Fernández writes in the first of about fifty playful prologues introducing his novel, “Let the Reader take charge of my agitation and trust in my promise of a forthcoming goodbad novel, firstlast in its genre, in which the best of the bad of ‘Adriana Buenos Aires’ and the best of the good of ‘Eterna’s Novel’ will be allied, and in which I will recollect the experience gained in my efforts to convince myself that something good was bad, and vice versa, because I needed it to finish a chapter of one or the other...” He then mentions that he wrote a page of the good novel and a page of the bad novel per day, and sometimes the pages got mixed up. It is now up to the readers, he says, to collaborate and sort out the confusion.
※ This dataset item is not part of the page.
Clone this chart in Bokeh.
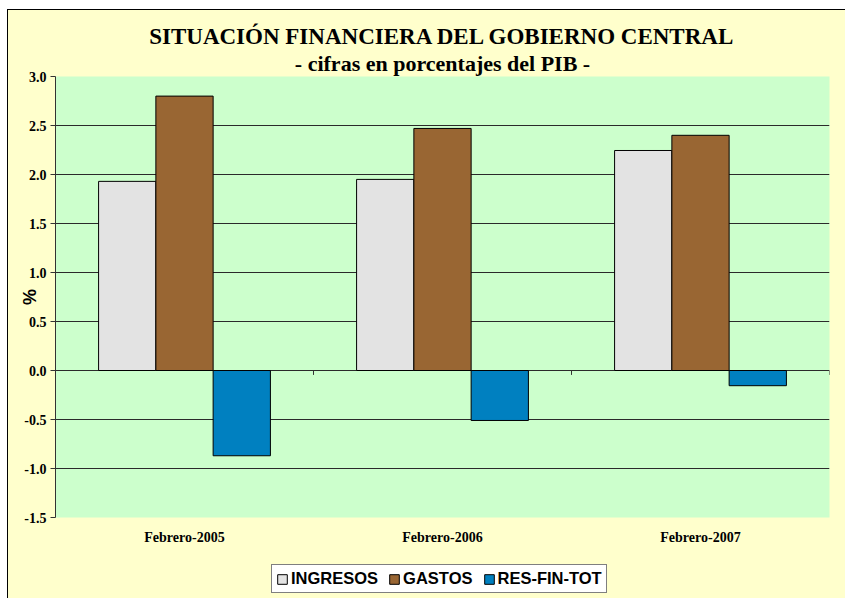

Fernández, born in Buenos Aires in 1874, worked on this novel between 1925 and 1938. A philosopher, humorist, writer and poet, he started “The Museum of Eterna’s Novel” when he was about fifty and rewrote it five times before his death. Fernández was very concerned about writing, but not nearly as concerned about publishing his own work.

Among English speakers he is better known, not as an author, but as a character in the works of Jorge Luis Borges. Fernández was a close friend of the South American literary giant, and Borges cites Fernandez as one of his most important mentors and influences. The two share a desire to discover what actually lies at the core of the accepted concepts of time, structure and pattern, and the less accepted ones of metaphysics and the unconscious mind. Borges draws the analogy that in his conversations with Fernández he was like Plato who listened to and transcribed the ideas of Socrates. The ideas of the latter were later used to form a new Argentinean literary movement. This new translation of “The Museum of Eterna’s Novel” marks the first opportunity for English speakers to read Fernández and encounter one of Latin America’s most influential writers.

The translator, Margaret Schwartz, has preserved Fernández’s subversively humorous tone, evident even in the titles of the prologues, such as, “Prologue to eternity,” “Letter to the critics,” “Prologue for a borrowed character,” “Prologue of authorial despair,” “What do you expect: I must keep prologuing,” and “Prologue that stands on its tiptoes to see how far away the novel begins.” The prologues continue for the first 122 pages, until Fernández includes a blank page with the question “Were those prologues? And is this a novel?” The fine print reads: “This page is for the reader to linger, in his well-deserved and serious indecision, before reading on.” What follows on the next page is not a novel but a love poem. When Fernández finally arrives at his novel, it is surprisingly short and just as self-reflexive, centering on a group of characters who live in a place called La Novela. In a final prologue, Fernández once again defies expectations, providing an open invitation for the reader to rewrite the whole thing.

As he plays with form and layers of meaning, Fernández generates utter chaos within his novel, but it is a kind of creative chaos. “The Museum of Eterna’s Novel” is a dismissal of the novel, but also a dismissal of the notion of being. It leaves things open and unfinished, because the claim that anything can be definite does not seem feasible. Yet at the same time as Fernández pushes and questions the limits, he shows that there are none. Out of non-sense, sense is born, and out of non-being, eternity.